Nawrócić się to uwierzyć na nowo, że Bóg kocha nas naprawdę i bez względu na to, jacy jesteśmy.
Pomyłka policjantów na rzymskim lotnisku Ciampino i fałszywe wobec mnie oskarżenia mogły mnie wiele kosztować. Nawet utratę wolności. Analogicznie bywa w naszym życiu duchowym: kiedy zapominamy o Bożej miłości, z wielką łatwością przychodzi nam obwinianie i kajanie siebie, które skutecznie nas zniewala, wpędza w poczucie winy, a nawet we frustrację. Dopiero Boża miłość wyzwala nas i pozwala nam dojść do przekonania, o którym mówi św. Paweł: „Jeśli Bóg z nami, któż przeciwko nam?” (Rz 8,31b). Podobnie wydarzenie Przemienienia na górze Tabor, gdzie Jezus objawił uczniom swoje Synostwo Boże, ma nam przypomnieć Bożą wszechmoc i miłość, doświadczenia których tak bardzo przecież potrzebujemy.

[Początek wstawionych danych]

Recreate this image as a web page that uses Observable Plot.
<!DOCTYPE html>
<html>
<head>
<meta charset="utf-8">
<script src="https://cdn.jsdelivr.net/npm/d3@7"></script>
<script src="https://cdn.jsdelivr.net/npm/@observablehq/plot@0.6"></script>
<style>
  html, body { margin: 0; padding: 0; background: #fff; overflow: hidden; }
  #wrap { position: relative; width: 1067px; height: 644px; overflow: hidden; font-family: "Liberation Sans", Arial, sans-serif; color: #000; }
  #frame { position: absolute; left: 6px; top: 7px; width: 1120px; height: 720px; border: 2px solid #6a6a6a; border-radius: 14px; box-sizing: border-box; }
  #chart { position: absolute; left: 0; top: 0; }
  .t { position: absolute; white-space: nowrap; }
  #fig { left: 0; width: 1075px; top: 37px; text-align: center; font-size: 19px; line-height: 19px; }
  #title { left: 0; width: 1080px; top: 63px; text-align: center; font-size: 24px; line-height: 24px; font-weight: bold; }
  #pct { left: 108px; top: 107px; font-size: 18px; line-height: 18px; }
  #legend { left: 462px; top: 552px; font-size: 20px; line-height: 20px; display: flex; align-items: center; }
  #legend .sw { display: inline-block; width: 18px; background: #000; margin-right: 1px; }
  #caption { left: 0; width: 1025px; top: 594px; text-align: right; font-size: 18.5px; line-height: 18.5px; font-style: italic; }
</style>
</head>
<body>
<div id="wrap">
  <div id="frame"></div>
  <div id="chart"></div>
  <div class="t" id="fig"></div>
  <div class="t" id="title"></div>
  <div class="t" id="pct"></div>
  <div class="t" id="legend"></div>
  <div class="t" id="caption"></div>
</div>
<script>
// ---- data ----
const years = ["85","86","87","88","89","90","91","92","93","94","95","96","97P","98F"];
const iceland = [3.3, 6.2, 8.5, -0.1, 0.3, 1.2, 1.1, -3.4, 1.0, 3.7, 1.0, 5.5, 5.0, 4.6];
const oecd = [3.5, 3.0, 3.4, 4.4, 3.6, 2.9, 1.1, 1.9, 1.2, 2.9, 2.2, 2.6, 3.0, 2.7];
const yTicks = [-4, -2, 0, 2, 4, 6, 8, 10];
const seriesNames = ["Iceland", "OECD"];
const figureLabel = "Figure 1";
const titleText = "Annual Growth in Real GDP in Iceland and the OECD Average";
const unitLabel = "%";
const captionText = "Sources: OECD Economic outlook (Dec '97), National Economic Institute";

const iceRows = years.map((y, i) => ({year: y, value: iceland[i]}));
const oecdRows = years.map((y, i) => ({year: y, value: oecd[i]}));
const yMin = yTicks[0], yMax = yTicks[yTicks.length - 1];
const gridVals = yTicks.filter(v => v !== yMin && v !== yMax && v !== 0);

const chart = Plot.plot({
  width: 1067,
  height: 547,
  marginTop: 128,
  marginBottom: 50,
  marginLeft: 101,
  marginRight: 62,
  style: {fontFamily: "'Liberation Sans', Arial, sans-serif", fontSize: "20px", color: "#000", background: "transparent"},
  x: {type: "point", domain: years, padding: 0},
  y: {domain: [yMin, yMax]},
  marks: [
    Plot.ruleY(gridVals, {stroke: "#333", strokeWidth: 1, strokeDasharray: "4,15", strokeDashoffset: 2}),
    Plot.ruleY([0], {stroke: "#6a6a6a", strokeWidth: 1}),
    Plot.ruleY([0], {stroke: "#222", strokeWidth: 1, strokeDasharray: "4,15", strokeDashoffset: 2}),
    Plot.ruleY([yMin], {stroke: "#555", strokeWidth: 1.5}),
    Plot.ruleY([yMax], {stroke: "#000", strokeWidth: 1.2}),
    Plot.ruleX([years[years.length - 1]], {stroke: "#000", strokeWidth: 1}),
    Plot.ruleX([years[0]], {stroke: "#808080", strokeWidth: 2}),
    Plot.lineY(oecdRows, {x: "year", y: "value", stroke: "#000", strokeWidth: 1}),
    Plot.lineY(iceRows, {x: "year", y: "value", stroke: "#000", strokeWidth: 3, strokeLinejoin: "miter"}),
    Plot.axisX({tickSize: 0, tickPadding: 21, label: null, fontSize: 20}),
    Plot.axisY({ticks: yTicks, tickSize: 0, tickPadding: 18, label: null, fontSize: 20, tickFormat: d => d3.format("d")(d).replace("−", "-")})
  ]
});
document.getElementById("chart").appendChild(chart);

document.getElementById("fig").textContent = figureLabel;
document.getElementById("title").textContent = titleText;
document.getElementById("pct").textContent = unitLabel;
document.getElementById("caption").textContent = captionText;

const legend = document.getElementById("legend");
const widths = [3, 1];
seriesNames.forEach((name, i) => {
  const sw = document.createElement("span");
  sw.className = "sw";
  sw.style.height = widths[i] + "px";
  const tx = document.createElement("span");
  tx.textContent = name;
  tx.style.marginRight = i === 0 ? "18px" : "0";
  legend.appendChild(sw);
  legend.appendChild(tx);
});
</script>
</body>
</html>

Pewnie jesteście ciekawi, czy znałem odpowiedź na pytanie o Ewangelię dnia, jakie zadali mi policjanci na rzymskim lotnisku. Ponieważ z hotelu wyjeżdżaliśmy w godzinach porannych, zwyczajnie nie zdążyłem jeszcze zapoznać się ze Słowem Bożym. Odpowiedzi zatem nie znałem. Doskonale znali ją natomiast panowie policjanci, którzy – jak się okazało – każdy dzień rozpoczynali od Eucharystii. Ewangelią dnia była wówczas właśnie ta mówiąca o Przemienieniu na Górze Tabor. Nieznajomość Ewangelii może mieć poważne konsekwencje.